My working directory is:
/scratch/5947764.1.long
on the server:
ccwsge0632
Done!!
**********************************************************************
* Submitted on: Mon Aug 17 11:37:21 CEST 2020 *
* Started on: Mon Aug 17 11:37:33 CEST 2020 *
* Ended on: Tue Aug 18 11:58:25 CEST 2020 *
* Exit status: 0 *
**********************************************************************
* Requested *
* CPU cores: 1 core(s) *
* CPU time: 48:00:00 (172800 seconds) (1) *
**********************************************************************
* Consumed *
* wallclock: 24:20:52 (87652 seconds) *
* CPU time: 24:09:01 (86941 seconds) *
* CPU scaling factor: 10.87 *
* normalized CPU time: 262:30:52 (945052 HS06 seconds) *
* CPU efficiency: 99 % (2) *
* vmem: 2.374 GB (3) *
* maxvmem: 2.403 GB (3) *
* maxrss: 487.258 MB (3) *
**********************************************************************
Notes:
(1) Formula: requested CPU time * requested CPU cores
(2) Formula: CPU time / ( wallclock * requested CPU cores )
(3) See man sge_accounting
For more information: qacct -j 5947764
Jobs standard outputs stdout and stderr are redirected to compute server local disk during the execution of your job,
then copied (by default) in your HOME
directory at the end of the job.
To change the position and name of the stdout and stderr outputs, as well as the jobname of your job, see the section Submission options.
Attention
It is preferable to have output files stdout / stderr of a reasonable size (less than 100 MB). Larger files should be redirected to TMPDIR
and copied to the appropriate storage system at the end of the job, rather than HOME
(as it is the case by default).
Accounting and CPU time¶
The wallclock time of a job is the time spent between the beginning of the job and its end. The CPU time is the time the jobs really uses the CPU. This CPU time can be significantly lower than the wallclock time, for example in case the jobs is I/O bound: in such case we speak of “inefficient job”.

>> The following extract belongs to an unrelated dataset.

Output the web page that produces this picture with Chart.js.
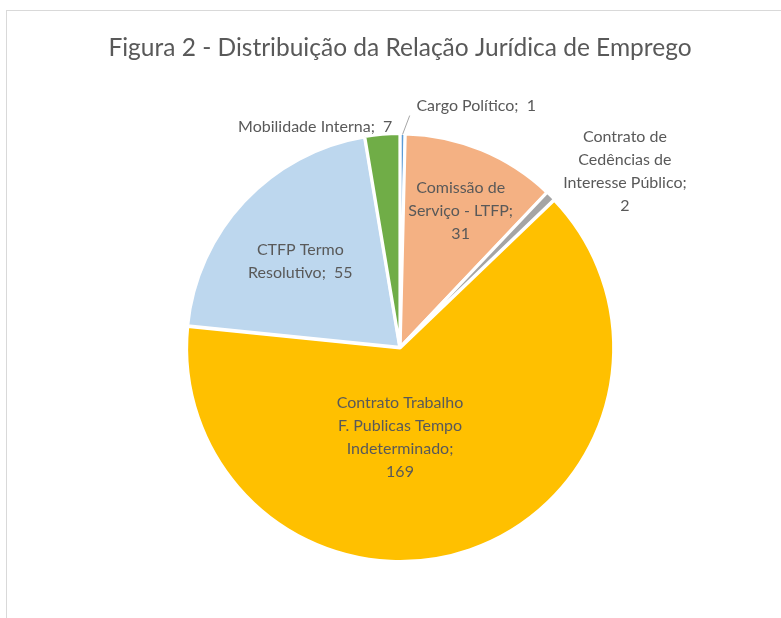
<!DOCTYPE html>
<html>
<head>
<meta charset="utf-8">
<script src="https://cdn.jsdelivr.net/npm/chart.js@4"></script>
<style>
  html, body { margin: 0; padding: 0; background: #fff; }
  #wrap { position: relative; width: 781px; height: 618px; overflow: hidden; }
  #frame { position: absolute; left: 6px; top: 10px; width: 820px; height: 700px; border: 1px solid #d9d9d9; }
  canvas { position: absolute; left: 0; top: 0; }
</style>
</head>
<body>
<div id="wrap">
  <div id="frame"></div>
  <canvas id="pieChart" width="781" height="618"></canvas>
</div>
<script>
// Data
const categories = [
    "Cargo Político",
    "Comissão de Serviço - LTFP",
    "Contrato de Cedências de Interesse Público",
    "Contrato Trabalho F. Publicas Tempo Indeterminado",
    "CTFP Termo Resolutivo",
    "Mobilidade Interna"
];
const values = [1, 31, 2, 169, 55, 7];
const colors = ["#5B9BD5", "#F4B183", "#A5A5A5", "#FFC000", "#BDD7EE", "#70AD47"];

// How each data label is written (line breaks as in the figure)
const labelLines = [
    ["Cargo Político;  1"],
    ["Comissão de", "Serviço - LTFP;", "31"],
    ["Contrato de", "Cedências de", "Interesse Público;", "2"],
    ["Contrato Trabalho", "F. Publicas Tempo", "Indeterminado;", "169"],
    ["CTFP Termo", "Resolutivo;  55"],
    ["Mobilidade Interna;  7"]
];

// Label placement: distance from the centre as a share of the radius, and angle (deg, clockwise from top)
const labelLayout = [
    { r: 1.19, a: 17.5, align: "center" },
    { r: 0.70, a: 24, align: "center" },
    { r: 1.34, a: 52, align: "center" },
    { r: 0.42, a: 180, align: "center" },
    { r: 0.62, a: 311, align: "center" },
    { r: 1.035, a: 358, align: "right" }
];

const titleText = "Figura 2 - Distribuição da Relação Jurídica de Emprego";
const fontFamily = "Lato, 'Open Sans', sans-serif";

const labelPlugin = {
    id: 'pieLabels',
    afterDraw(chart) {
        const ctx = chart.ctx;
        const arcs = chart.getDatasetMeta(0).data;
        ctx.save();

        // title
        ctx.fillStyle = "#595959";
        ctx.font = "24.5px " + fontFamily;
        ctx.textAlign = "center";
        ctx.textBaseline = "middle";
        ctx.fillText(titleText, 400, 48);

        // data labels
        ctx.font = "16px " + fontFamily;
        const lineH = 23;
        arcs.forEach((arc, i) => {
            const lay = labelLayout[i];
            const ang = (lay.a - 90) * Math.PI / 180;
            const x = arc.x + Math.cos(ang) * arc.outerRadius * lay.r;
            const y = arc.y + Math.sin(ang) * arc.outerRadius * lay.r;
            const lines = labelLines[i];
            ctx.textAlign = lay.align;
            ctx.fillStyle = "#595959";
            lines.forEach((ln, k) => {
                ctx.fillText(ln, x, y + (k - (lines.length - 1) / 2) * lineH);
            });
        });

        // leader line for the tiny slice
        const a0 = arcs[0];
        const mid = (a0.startAngle + a0.endAngle) / 2;
        ctx.strokeStyle = "#a6a6a6";
        ctx.lineWidth = 1;
        ctx.beginPath();
        ctx.moveTo(a0.x + Math.cos(mid) * a0.outerRadius * 1.0, a0.y + Math.sin(mid) * a0.outerRadius * 1.0);
        ctx.lineTo(a0.x + Math.cos(mid + 0.03) * a0.outerRadius * 1.09, a0.y + Math.sin(mid + 0.03) * a0.outerRadius * 1.09);
        ctx.stroke();

        ctx.restore();
    }
};

new Chart(document.getElementById("pieChart").getContext('2d'), {
    type: 'pie',
    data: {
        labels: categories,
        datasets: [{
            data: values,
            backgroundColor: colors,
            borderColor: '#ffffff',
            borderWidth: 3,
            offset: 2
        }]
    },
    options: {
        responsive: false,
        animation: false,
        layout: {
            padding: { top: 132, bottom: 55, left: 19, right: 0 }
        },
        plugins: {
            legend: { display: false },
            tooltip: { enabled: false },
            title: { display: false }
        }
    },
    plugins: [labelPlugin]
});
</script>
</body>
</html>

Moreover, in the case of a multi-core job, the CPU time may be greater than the wallclock time. The reason is that the job scheduler provides in the accounting the cumulative CPU time over all cores, while the wallclock time is independent from the number of cores used.
We therefore have in principle:
wallclock_time > CPU_time/#cores
At CC-IN2P3, the CPU time is commonly expressed in time “HS06”, a normalization unit that depends on the power of the cores. For example, for a CPU time of 3h on one (or more) core (s) with a power factor of 11 HS06 per core, we have the relation:
CPU time (h.HS06) = 3 (h) * 11 (HS06) = 33 h.HS06
In the job stdout, the line “normalized CPU time” indicates the CPU time in time (days:hours:minutes:seconds).HS06,
the “CPU scaling factor” corresponds to the HS06 factor of the processor, and the “CPU time” indicates the CPU time in seconds.
In the result of a qacct
command, the “wallclock” indicates the wallclock time in seconds, and the “cpu” is the CPU time in seconds.HS06.